State’s reckoning with racism must continue
Amid the phony outrage over the teaching of so-called “critical race theory” and the whining of those who hate to face the nation’s history of racism, Maryland’s public reckoning with the ugliest aspects of the state’s past continues with dutiful honesty and deliberate righteousness. Distinctive markers have been set in place to acknowledge the forgotten victims of lynchings from Salisbury on the Eastern Shore to Cumberland in the west, and another went up this week in Southern Maryland.
On Monday, Marylanders gathered near the old jailhouse in Leonardtown, the seat of St. Mary’s County, to dedicate the latest blue-and-gold marker, this one memorializing Benjamin Hance. He was just 22 years old in June of 1887 when a mob broke into the jail, dragged him away and hanged him from a witch hazel tree. Hance was Black, the mob white. A white woman claimed that Hance had made “an improper proposal,” and nothing incited a racist mob like such an accusation. Though there were plenty of witnesses, no one was ever held responsible for the young man’s murder.
“We remember Benjamin Hance in support of justice for all,” the marker states.
The Leonardtown memorial is the fifth in the state. Others have gone up over the past two years in Anne Arundel, Allegany, Baltimore and Wicomico counties. There are more to come.
Local groups formed to advocate for the memorials, part of a larger campaign of the Maryland Lynching Memorial Project and the Equal Justice Initiative to make us aware of at least 40 lynchings known to have taken place across the state between 1854 and 1933.
Why this formal acknowledgment? Why these reminders of atrocities? I’m sure there are plenty of Marylanders who don’t want to hear any of this, but here goes:
As in a family with dark secrets — and I stretch here to call the United States in 2021 a “family” — we need to end the denial and acknowledge the harm, physical and psychological, inflicted on generations of Black Americans. That’s how we move forward.
Acknowledging the terror lynchings with memorial markers is not a manifestation of white guilt. It’s simply the embrace of truth, and long overdue.
Maryland might be thought of as “the northernmost Southern state,” but how many of us knew that lynchings had taken place here? Wasn’t that something that happened only in the deeply racist South, in the states of the Confederacy?
Sherrilyn Ifill’s book, “On The Courthouse Lawn,” came out in 2007 and focused on Matthew Williams and George Armwood, the last two victims of lynchings in Maryland. Ifill, the University of Maryland law professor who now directs the NAACP’s legal defense fund, got the conversation started here. “There is unfinished business in communities throughout this country,” Ifill wrote, “where the reality of lynching and racial pogroms has never been fully confronted.”
The EJI, led by acclaimed attorney Bryan Stevenson, inspired a movement to break the silence in several states. The result in Maryland is the memorial project, now preparing for its fourth annual conference on Saturday. The mission of the memorial project is “to advance the cause of reconciliation in our state by documenting the history of racial terror lynchings, advocating for public acknowledgment of these murders and working to honor and dignify the lives of the victims.”

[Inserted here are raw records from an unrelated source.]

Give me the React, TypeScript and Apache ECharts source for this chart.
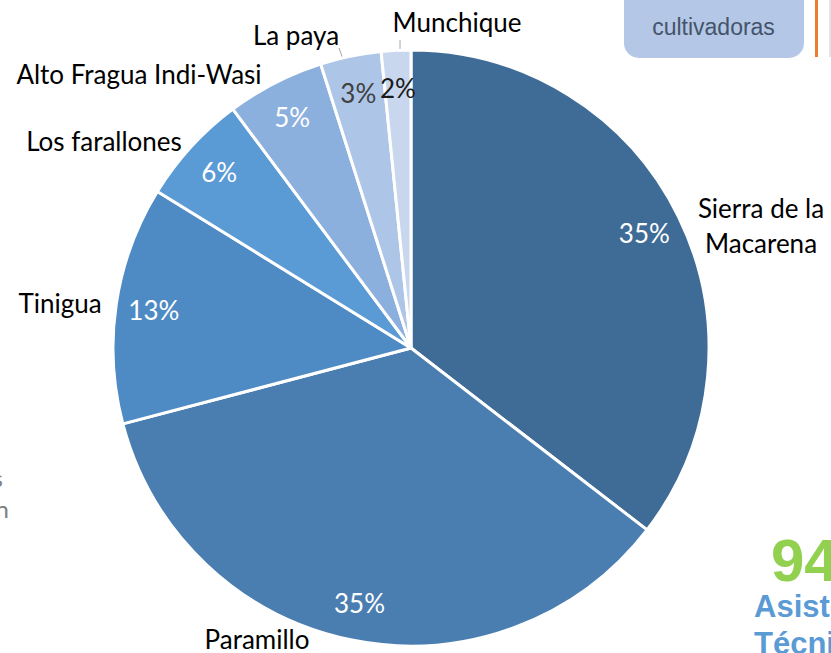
import React, { useEffect, useRef } from 'react';
import * as echarts from 'echarts';

const categories = [
  'Sierra de la Macarena',
  'Paramillo',
  'Tinigua',
  'Los farallones',
  'Alto Fragua Indi-Wasi',
  'La paya',
  'Munchique',
];
const nameLabels = [
  'Sierra de la\nMacarena',
  'Paramillo',
  'Tinigua',
  'Los farallones',
  'Alto Fragua Indi-Wasi',
  'La paya',
  'Munchique',
];
const values = [35.45, 35.45, 12.9, 6.0, 5.3, 3.3, 1.6];

const sliceColors = ['#3F6C97', '#4A7EB1', '#4E8BC5', '#5B9BD5', '#8CB0DE', '#ADC5E7', '#C8D7EE'];
const percentColors = ['#FFFFFF', '#FFFFFF', '#FFFFFF', '#FFFFFF', '#FFFFFF', '#404040', '#1A1A1A'];
const nameLabelPos: [number, number][] = [
  [761, 225],
  [257, 639],
  [60, 303],
  [104, 141],
  [139, 74],
  [296, 35],
  [457, 22],
];
const leaderLines: (number[][] | null)[] = [
  null,
  null,
  null,
  null,
  null,
  [[339, 48], [345, 65]],
  [[400, 40], [400, 65]],
];

const total = values.reduce((a, b) => a + b, 0);
const FONT = 'Lato, "Noto Sans", sans-serif';
const SANS = '"Liberation Sans", Arial, sans-serif';

export default function App() {
  const ref = useRef<HTMLDivElement>(null);
  useEffect(() => {
    if (!ref.current) return;
    const chart = echarts.init(ref.current, null, { renderer: 'svg' });
    const option: any = {
      animation: false,
      backgroundColor: '#FFFFFF',
      graphic: [
        {
          type: 'rect',
          shape: { x: 624, y: -20, width: 180, height: 78, r: 15 },
          style: { fill: '#B4C7E7' },
        },
        {
          type: 'text',
          x: 713.5,
          y: 27,
          style: {
            text: 'cultivadoras',
            fontFamily: SANS,
            fontSize: 23,
            fill: '#44546A',
            align: 'center',
            verticalAlign: 'middle',
          },
        },
        {
          type: 'rect',
          shape: { x: 815, y: 0, width: 3, height: 57 },
          style: { fill: '#ED7D31' },
        },
        {
          type: 'rect',
          shape: { x: 829, y: 0, width: 2, height: 57 },
          style: { fill: '#E4E4E4' },
        },
        {
          type: 'text',
          x: 3,
          y: 477,
          style: {
            text: 's',
            fontFamily: FONT,
            fontSize: 24,
            fill: '#7F7F7F',
            align: 'right',
            verticalAlign: 'middle',
          },
        },
        {
          type: 'text',
          x: 9,
          y: 508,
          style: {
            text: 'n',
            fontFamily: FONT,
            fontSize: 24,
            fill: '#7F7F7F',
            align: 'right',
            verticalAlign: 'middle',
          },
        },
        {
          type: 'text',
          x: 771,
          y: 560,
          style: {
            text: '94',
            fontFamily: SANS,
            fontWeight: 'bold',
            fontSize: 60,
            fill: '#92D050',
            align: 'left',
            verticalAlign: 'middle',
          },
        },
        {
          type: 'text',
          x: 754,
          y: 606,
          style: {
            text: 'Asistencia',
            fontFamily: SANS,
            fontWeight: 'bold',
            fontSize: 31,
            fill: '#5B9BD5',
            align: 'left',
            verticalAlign: 'middle',
          },
        },
        {
          type: 'text',
          x: 754,
          y: 643,
          style: {
            text: 'Técnica',
            fontFamily: SANS,
            fontWeight: 'bold',
            fontSize: 31,
            fill: '#5B9BD5',
            align: 'left',
            verticalAlign: 'middle',
          },
        },
      ],
      series: [
        {
          type: 'pie',
          name: 'names',
          center: [411, 348],
          radius: 298,
          startAngle: 90,
          clockwise: true,
          avoidLabelOverlap: false,
          itemStyle: { borderColor: '#FFFFFF', borderWidth: 3 },
          emphasis: { disabled: true },
          label: {
            show: true,
            position: 'outside',
            overflow: 'none',
            fontFamily: FONT,
            fontSize: 26,
            lineHeight: 35,
            color: '#000000',
            formatter: (p: any) => nameLabels[p.dataIndex],
          },
          labelLine: { show: false, lineStyle: { color: '#A6A6A6', width: 1 } },
          labelLayout: (p: any) => {
            const [x, y] = nameLabelPos[p.dataIndex];
            const res: any = { x, y, align: 'center', verticalAlign: 'middle' };
            const line = leaderLines[p.dataIndex];
            if (line) res.labelLinePoints = line;
            return res;
          },
          data: categories.map((c, i) => ({
            name: c,
            value: values[i],
            itemStyle: { color: sliceColors[i] },
            labelLine: { show: !!leaderLines[i] },
          })),
        },
        {
          type: 'pie',
          name: 'percent',
          center: [411, 348],
          radius: [216, 298],
          startAngle: 90,
          clockwise: true,
          silent: true,
          avoidLabelOverlap: false,
          itemStyle: { color: 'rgba(0,0,0,0)', borderWidth: 0 },
          emphasis: { disabled: true },
          label: {
            show: true,
            position: 'inside',
            fontFamily: FONT,
            fontSize: 26,
            formatter: (p: any) => Math.round((p.value / total) * 100) + '%',
          },
          labelLine: { show: false },
          data: categories.map((c, i) => ({
            name: c,
            value: values[i],
            label: { color: percentColors[i] },
          })),
        },
      ],
    };
    chart.setOption(option);
    return () => chart.dispose();
  }, []);
  return (
    <div
      ref={ref}
      style={{ position: 'fixed', left: 0, top: 0, width: 831, height: 653 }}
    />
  );
}
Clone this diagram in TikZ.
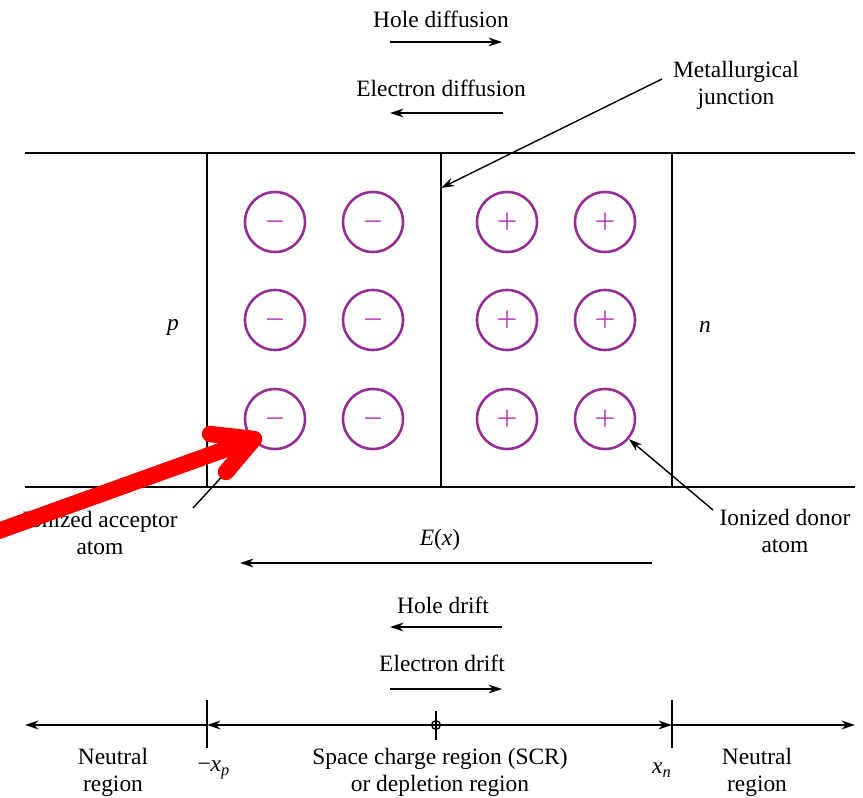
\documentclass[tikz,border=0pt]{standalone}
\usepackage{fontspec}
\setmainfont{Liberation Serif}
\usetikzlibrary{positioning,arrows.meta}
\definecolor{ioncol}{RGB}{150,45,150}
\definecolor{signcol}{RGB}{185,45,185}

\begin{document}
\begin{tikzpicture}[%
    x=0.015cm,
    y=-0.015cm,
    >={Stealth[length=2mm,width=1.3mm]},
    line width=0.6pt,
    ion/.style={%
      circle,
      minimum size=0.9cm,
      inner sep=0pt,
      draw=ioncol,
      line width=1.1pt,
      text=signcol,
      font=\boldmath
    },
    caption/.style={%
      align=center,
      inner sep=1pt,
      font=\fontsize{10}{11.5}\selectfont
    },
    redmark/.style={%
      red,
      line width=7pt,
      line cap=round,
      line join=round
    }
  ]
    \useasboundingbox (0,0) rectangle (863,798);

    % crystal and depletion region
    \draw (25,153) -- (855,153);
    \draw (25,487) -- (855,487);
    \draw (207,153) -- (207,487);
    \draw (441,153) -- (441,487);
    \draw (672,153) -- (672,487);

    % ionized atoms
    \node[ion] (m1) at (275,222) {$-$};
    \node[ion] (m2) at (373,222) {$-$};
    \node[ion] (m3) at (275,320) {$-$};
    \node[ion] (m4) at (373,320) {$-$};
    \node[ion] (m5) at (275,419) {$-$};
    \node[ion] (m6) at (373,419) {$-$};
    \node[ion] (p1) at (507,222) {$+$};
    \node[ion] (p2) at (605,222) {$+$};
    \node[ion] (p3) at (507,320) {$+$};
    \node[ion] (p4) at (605,320) {$+$};
    \node[ion] (p5) at (507,419) {$+$};
    \node[ion] (p6) at (605,419) {$+$};

    \node[caption] (pside) at (173,327) {\textit{p}};
    \node[caption] (nside) at (705,327) {\textit{n}};

    % diffusion
    \node[caption] (holediff) at (441,19) {Hole diffusion};
    \coordinate (hd1) at (390,42);
    \coordinate (hd2) at (502,42);
    \node[caption] (elecdiff) at (441,88) {Electron diffusion};
    \coordinate (ed1) at (503,113);
    \coordinate (ed2) at (390,113);

    \node[caption] (metjunc) at (736,85) {Metallurgical\\junction};
    \coordinate (mjtail) at (662,79);
    \coordinate (mjtip) at (441,188);

    \node[caption] (acclabel) at (100,533) {Ionized acceptor\\atom};
    \coordinate (acctail) at (193,508);
    \node[caption] (donlabel) at (785,531) {Ionized donor\\atom};
    \coordinate (dontail) at (713,510);

    % drift
    \node[caption] (efield) at (440,540) {\textit{E}(\textit{x})};
    \coordinate (ef1) at (652,563);
    \coordinate (ef2) at (240,563);
    \node[caption] (holedrift) at (443,605) {Hole drift};
    \coordinate (hr1) at (502,627);
    \coordinate (hr2) at (390,627);
    \node[caption] (elecdrift) at (442,663) {Electron drift};
    \coordinate (er1) at (390,689);
    \coordinate (er2) at (502,689);

    \path[->] (hd1) edge (hd2)
              (ed1) edge (ed2)
              (mjtail) edge (mjtip)
              (acctail) edge (m5)
              (dontail) edge (p6)
              (ef1) edge (ef2)
              (hr1) edge (hr2)
              (er1) edge (er2);

    % position axis
    \coordinate (axl) at (25,725);
    \coordinate (xpt) at (207,725);
    \coordinate (xnt) at (672,725);
    \coordinate (axr) at (855,725);
    \draw[->] (xpt) -- (axl);
    \draw[<->] (xpt) -- (xnt);
    \draw[->] (xnt) -- (axr);
    \draw (207,700) -- (207,748);
    \draw (672,700) -- (672,748);
    \node[circle, draw, inner sep=0pt, minimum size=0.13cm] (origin) at (436,725) {};
    \draw (436,711) -- (436,740);

    \node[caption] (neutl) at (113,772) {Neutral\\region};
    \node[caption] (xplabel) at (214,770) {−\textit{x}\textsubscript{\textit{p}}};
    \node[caption] (scr) at (440,772) {Space charge region (SCR)\\or depletion region};
    \node[caption] (xnlabel) at (662,770) {\textit{x}\textsubscript{\textit{n}}};
    \node[caption] (neutr) at (757,772) {Neutral\\region};

    % red pointer
    \coordinate (rtail) at (-10,534);
    \coordinate (rtip) at (254,439);
    \draw[redmark] (rtail) -- (rtip);
    \draw[redmark] (210,434) -- (rtip) -- (226,472);
\end{tikzpicture}
\end{document}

This isn’t “critical race theory.” It’s history. It’s a story that generations of Americans never heard or heard only in spare reference during history class. That’s changing now. That’s a good thing.
The Maryland Lynching Memorial Project offers a strong program for its virtual conference this weekend, and it serves as an answer to the foolish controversy over “critical race theory.” I challenge those who protest the inclusion of racism in teaching American history to break away from Fox News for a few hours and tune in. (Tickets are $10.)
The lineup includes a message from Stevens, the founder of the EJI and author of “Just Mercy.” He’s expected to talk about the Maryland Lynching Truth and Reconciliation Commission, established by the General Assembly to investigate the lynchings — to name perpetrators and collaborators, if possible — and to suggest ways toward racial healing. A panel will discuss the status of the commission’s work.
Also on the lineup: Charles
Chavis, vice-chair of the commission and author of “The Silent Shore,” a new book about the Williams lynching in Salisbury in December 1931; Scott Seligman, author of “A Second Reckoning,” about John Snowden, a Black man from Annapolis who was convicted of a 1917 murder by an all-white jury and hanged, but pardoned decades later; DeNeen Brown, an associate professor of journalism at the University of Maryland and director of a new project, “Printing Hate,” that chronicles the role of newspapers in encouraging racial violence; and actress Debra Mims, who will portray the anti-lynching journalist Ida B. Wells-Barnett in what is billed as a preview of a one-woman show called, “Shine the Light of Truth!”
The conference also will hear the story of Walter Manning, a Baltimore-born Tuskegee airman and fighter pilot whose plane was shot down over Austria in the waning days of World War
II. Manning parachuted to the ground and was captured, but a Nazi-led mob pulled him from jail and hanged him from a lamppost. Research suggests that those who lynched Manning were emulating how Americans treated Black men at home.